Pilots Nigel Love, Charles Ulm honoured at Sydney Airport
Two of Australia’s aviation pioneers have had parts of Sydney Airport named in their honour as part of centenary celebrations for the site.
Two of Australia’s aviation pioneers have had parts of Sydney Airport named in their honour as part of centenary celebrations for the site.
Nigel Love — who in 1919 chose a bullock paddock at Mascot for his aviation ambitions — and Charles Ulm — who circumnavigated Australia in 1927 — have had two headquarters buildings named after them.
Love piloted the first commercial flight in Sydney in 1919. The paddock he chose later became Sydney Airport.
Ulm did not only circumnavigate Australia. He was also part of a four-man crew on the world’s first trans-Pacific flight from the USA in 1928.
About 300,000 people welcomed the aircraft, called the Southern Cross, as it landed.
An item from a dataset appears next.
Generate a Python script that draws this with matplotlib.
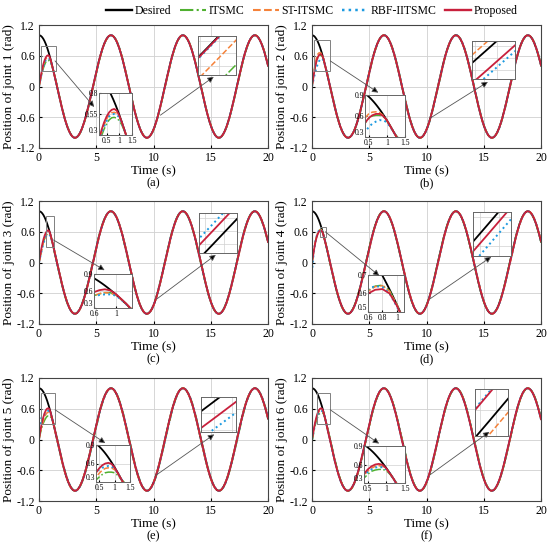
import numpy as np
import matplotlib.pyplot as plt
from matplotlib.lines import Line2D
from matplotlib.patches import Rectangle

plt.rcParams['font.family'] = 'serif'
plt.rcParams['font.serif'] = ['Liberation Serif', 'DejaVu Serif']

# desired joint trajectory q_d = amp*cos(omega*t)
amp = 1.0
omega = 1.0
t_end = 20.0

methods = ['Desired', 'ITSMC', 'ST-ITSMC', 'RBF-IITSMC', 'Proposed']
colors = ['black', '#4FB030', '#F5823A', '#1C9AE0', '#C8203C']
styles = ['-', '-.', '--', ':', '-']
widths = [1.3, 1.1, 1.1, 1.4, 1.3]

# start-up transient of each controller (rad), read every 0.1 s
t_trans = [0.0, 0.1, 0.2, 0.3, 0.4, 0.5, 0.6, 0.7, 0.8, 0.9, 1.0, 1.1, 1.2]
# order: ITSMC, ST-ITSMC, RBF-IITSMC, Proposed
trans_j1 = [[0, 0.10, 0.20, 0.29, 0.37, 0.43, 0.48, 0.505, 0.51, 0.50, 0.47, 0.42, 0.35],
            [0, 0.12, 0.23, 0.33, 0.42, 0.49, 0.54, 0.565, 0.57, 0.56, 0.52, 0.45, 0.36],
            [0, 0.11, 0.22, 0.32, 0.40, 0.47, 0.52, 0.545, 0.55, 0.54, 0.51, 0.44, 0.36],
            [0, 0.13, 0.25, 0.36, 0.45, 0.52, 0.57, 0.60, 0.61, 0.59, 0.53, 0.45, 0.36]]
trans_j2 = [[0, 0.15, 0.29, 0.41, 0.50, 0.56, 0.60, 0.61, 0.61, 0.59, 0.53, 0.45, 0.36],
            [0, 0.18, 0.34, 0.47, 0.57, 0.63, 0.655, 0.66, 0.65, 0.61, 0.54, 0.45, 0.36],
            [0, 0.10, 0.20, 0.29, 0.37, 0.44, 0.49, 0.52, 0.54, 0.54, 0.51, 0.44, 0.36],
            [0, 0.15, 0.29, 0.41, 0.50, 0.57, 0.61, 0.63, 0.63, 0.60, 0.54, 0.45, 0.36]]
trans_j3 = [[0, 0.11, 0.22, 0.32, 0.41, 0.47, 0.52, 0.55, 0.57, 0.57, 0.53, 0.46, 0.37],
            [0, 0.11, 0.22, 0.32, 0.40, 0.47, 0.52, 0.555, 0.57, 0.565, 0.53, 0.455, 0.365],
            [0, 0.10, 0.20, 0.30, 0.38, 0.45, 0.50, 0.53, 0.54, 0.54, 0.52, 0.45, 0.36],
            [0, 0.13, 0.26, 0.37, 0.46, 0.53, 0.58, 0.615, 0.63, 0.61, 0.55, 0.46, 0.37]]
trans_j4 = [[0, 0.15, 0.29, 0.41, 0.50, 0.57, 0.615, 0.64, 0.645, 0.615, 0.54, 0.45, 0.36],
            [0, 0.15, 0.29, 0.41, 0.50, 0.57, 0.612, 0.637, 0.642, 0.612, 0.54, 0.45, 0.36],
            [-0.2, 0.08, 0.27, 0.41, 0.51, 0.58, 0.625, 0.64, 0.635, 0.60, 0.53, 0.45, 0.36],
            [0, 0.14, 0.28, 0.40, 0.49, 0.555, 0.60, 0.62, 0.624, 0.60, 0.535, 0.45, 0.36]]
trans_j5 = [[0, 0.10, 0.19, 0.27, 0.33, 0.38, 0.42, 0.45, 0.46, 0.46, 0.45, 0.41, 0.35],
            [0, 0.12, 0.22, 0.31, 0.38, 0.44, 0.49, 0.52, 0.53, 0.53, 0.50, 0.44, 0.36],
            [0, 0.30, 0.42, 0.45, 0.47, 0.50, 0.53, 0.55, 0.56, 0.555, 0.52, 0.45, 0.36],
            [0, 0.15, 0.27, 0.37, 0.45, 0.52, 0.57, 0.60, 0.61, 0.595, 0.535, 0.45, 0.36]]
trans_j6 = [[-0.05, 0.08, 0.20, 0.30, 0.38, 0.44, 0.49, 0.51, 0.52, 0.52, 0.50, 0.44, 0.36],
            [0, 0.12, 0.24, 0.34, 0.43, 0.49, 0.54, 0.57, 0.58, 0.57, 0.525, 0.45, 0.36],
            [0, 0.11, 0.22, 0.33, 0.41, 0.48, 0.52, 0.55, 0.56, 0.555, 0.52, 0.45, 0.36],
            [0, 0.13, 0.25, 0.36, 0.45, 0.52, 0.57, 0.60, 0.61, 0.595, 0.535, 0.45, 0.36]]
transients = [trans_j1, trans_j2, trans_j3, trans_j4, trans_j5, trans_j6]

# steady-state time lag behind the desired trajectory (s), same order
lag_j1 = [0.0238, 0.0112, 0.0008, 0.0004]
lag_j2 = [0.0304, -0.0042, 0.0138, 0.0107]
lag_j3 = [-0.0290, 0.0210, -0.0102, -0.0068]
lag_j4 = [-0.0195, 0.0305, 0.0098, 0.0045]
lag_j5 = [0.0384, -0.0156, 0.0210, 0.0128]
lag_j6 = [0.0210, 0.0070, -0.0150, -0.0142]
lags = [lag_j1, lag_j2, lag_j3, lag_j4, lag_j5, lag_j6]

captions = ['(a)', '(b)', '(c)', '(d)', '(e)', '(f)']

# left zoom windows (x range, y range, ticks)
zoom_x = [(0.2, 1.5), (0.4, 1.5), (0.6, 1.3), (0.6, 1.1), (0.4, 1.5), (0.4, 1.5)]
zoom_y = [(0.3, 0.8), (0.3, 0.9), (0.3, 0.9), (0.5, 0.7), (0.3, 0.9), (0.3, 0.9)]
zoom_xt = [[0.5, 1, 1.5], [0.5, 1, 1.5], [0.6, 1], [0.6, 0.8, 1], [0.5, 1, 1.5], [0.5, 1, 1.5]]
zoom_yt = [[0.3, 0.55, 0.8], [0.3, 0.6, 0.9], [0.3, 0.6, 0.9], [0.5, 0.6, 0.7],
           [0.3, 0.6, 0.9], [0.3, 0.6, 0.9]]
rect_x = [(0.2, 1.5), (0.15, 1.6), (0.6, 1.27), (0.66, 1.22), (0.15, 1.4), (0.4, 1.6)]
rect_y = [(0.3, 0.8), (0.3, 0.9), (0.3, 0.9), (0.5, 0.7), (0.3, 0.9), (0.3, 0.9)]

# right zoom around t0 on the rising slope
t0 = 10.3
win = 0.02
win_slope = [1.0, 1.0, 1.0, 1.0, 0.75, 0.83]
black_pos = [0.05, 0.08, 0.65, 0.175, -0.12, 0.65]

# arrows (data coordinates of the parent axes)
arrow_l = [((1.4, 0.5), (4.82, -0.40)), ((1.59, 0.5), (5.79, -0.12)),
           ((1.26, 0.44), (5.73, -0.15)), ((1.16, 0.6), (5.88, -0.26)),
           ((1.4, 0.58), (5.79, -0.07)), ((1.59, 0.58), (5.86, -0.08))]
arrow_r = [((10.6, -0.56), (15.26, 0.19)), ((10.3, -0.62), (15.36, 0.09)),
           ((10.3, -0.71), (15.44, 0.15)), ((10.3, -0.71), (15.65, 0.11)),
           ((10.2, -0.70), (15.3, 0.10)), ((10.3, -0.69), (15.5, 0.15))]

# layout in pixels (figure 550 x 549)
W_PX, H_PX = 550, 549
col_left = [39, 312]
row_top = [25, 201, 378]
ax_w, ax_h = 229, 123
box_l = [(99, 93, 132, 135), (365, 95, 405, 137), (94, 274, 132, 308),
         (368, 275, 404, 312), (96, 445, 130, 482), (364, 446, 405, 483)]
box_r = [(198, 36, 236, 75), (472, 41, 515, 79), (199, 213, 237, 253),
         (473, 212, 511, 256), (201, 397, 236, 432), (475, 389, 508, 436)]


def traj(t, j, k):
    # k = 0 desired, 1..4 controllers
    if k == 0:
        return amp * np.cos(omega * t)
    return amp * np.cos(omega * (t - lags[j][k - 1]))


def rel_box(px, left, top):
    x0, y0, x1, y1 = px
    return [(x0 - left) / ax_w, (top + ax_h - y1) / ax_h, (x1 - x0) / ax_w, (y1 - y0) / ax_h]


fig = plt.figure(figsize=(5.5, 5.49), dpi=100)
t_ss = np.linspace(1.3, t_end, 2000)
t_des = np.linspace(0, t_end, 2000)
t_tr = np.array(t_trans)

for j in range(6):
    r, c = divmod(j, 2)
    left, top = col_left[c], row_top[r]
    ax = fig.add_axes([left / W_PX, 1 - (top + ax_h) / H_PX, ax_w / W_PX, ax_h / H_PX])

    curves = [(t_des, traj(t_des, j, 0))]
    for k in range(1, 5):
        tt = np.concatenate([t_tr, t_ss])
        yy = np.concatenate([transients[j][k - 1], traj(t_ss, j, k)])
        curves.append((tt, yy))
    for k in range(5):
        ax.plot(curves[k][0], curves[k][1], color=colors[k], ls=styles[k], lw=widths[k])

    ax.set_xlim(0, 20)
    ax.set_ylim(-1.2, 1.2)
    ax.set_xticks([0, 5, 10, 15, 20])
    ax.set_yticks([-1.2, -0.6, 0, 0.6, 1.2])
    ax.set_yticklabels(['-1.2', '-0.6', '0', '0.6', '1.2'])
    ax.tick_params(direction='in', length=2, labelsize=8.5, pad=3)
    ax.grid(True, color='#d0d0d0', lw=0.6)
    for s in ax.spines.values():
        s.set_color('#444444')
        s.set_linewidth(0.8)
    ax.set_xlabel('Time (s)', fontsize=9.5, labelpad=1)
    ax.set_ylabel('Position of joint %d (rad)' % (j + 1), fontsize=9.5, labelpad=1)
    ax.text(0.5, -0.29, captions[j], transform=ax.transAxes, ha='center', va='center', fontsize=9)

    # source rectangle for the left zoom
    ax.add_patch(Rectangle((rect_x[j][0], rect_y[j][0]), rect_x[j][1] - rect_x[j][0],
                           rect_y[j][1] - rect_y[j][0], fill=False, ec='#808080', lw=0.7, zorder=5))
    for (p0, p1) in (arrow_l[j], arrow_r[j]):
        ax.annotate('', xy=p1, xytext=p0,
                    arrowprops=dict(arrowstyle='-|>', ec='#555555', fc='black', lw=0.6,
                                    mutation_scale=9, shrinkA=0, shrinkB=0), zorder=6)

    # left inset: start-up transient
    ia = ax.inset_axes(rel_box(box_l[j], left, top))
    for k in range(5):
        ia.plot(curves[k][0], curves[k][1], color=colors[k], ls=styles[k], lw=widths[k])
    ia.set_xlim(zoom_x[j])
    ia.set_ylim(zoom_y[j])
    ia.set_xticks(zoom_xt[j])
    ia.set_yticks(zoom_yt[j])
    ia.set_xticklabels(['%g' % v for v in zoom_xt[j]])
    ylabs = ia.set_yticklabels(['%g' % v for v in zoom_yt[j]])
    ylabs[0].set_va('bottom')
    ia.tick_params(direction='in', length=1.5, labelsize=5.5, pad=0.8)
    ia.tick_params(axis='x', pad=1.5)
    ia.grid(True, color='#d0d0d0', lw=0.5)
    for s in ia.spines.values():
        s.set_color('#666666')
        s.set_linewidth(0.7)

    # right inset: steady-state tracking
    ib = ax.inset_axes(rel_box(box_r[j], left, top))
    x0 = t0 - black_pos[j] * win
    xs = np.linspace(x0 - win, x0 + 2 * win, 200)
    for k in range(5):
        ib.plot(xs, traj(xs, j, k), color=colors[k], ls=styles[k], lw=widths[k])
    y_half = -np.sin(t0) * win / win_slope[j] / 2
    ib.set_xlim(x0, x0 + win)
    ib.set_ylim(np.cos(t0) - y_half, np.cos(t0) + y_half)
    ib.locator_params(nbins=3)
    ib.tick_params(length=0, labelbottom=False, labelleft=False)
    ib.grid(True, color='#d0d0d0', lw=0.5)
    for s in ib.spines.values():
        s.set_color('#666666')
        s.set_linewidth(0.7)

handles = [Line2D([], [], color=colors[k], ls=styles[k], lw=widths[k] + 0.4) for k in range(5)]
fig.legend(handles, methods, loc='upper center', bbox_to_anchor=(0.567, 1.01), ncol=5,
           frameon=False, fontsize=8.5, handlelength=2.2, columnspacing=0.7, handletextpad=0.25)

fig.savefig('out.png', dpi=100)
Love and Ulm’s descendants, as well as those of Charles Kingsford Smith and Nancy-Bird Walton, were at a ceremony at the airport on Tuesday for the renaming of the buildings.
Other notable arrivals in the airport’s 100 years have included Australia’s first jetliner in 1955 and the Beatles in 1964.
There was also the arrival of the supersonic Concorde in 1972, and the world’s first commercial A380 passenger flight in 2007.
The airport has expanded to have more than 44.4 million passengers pass through its gates in a year.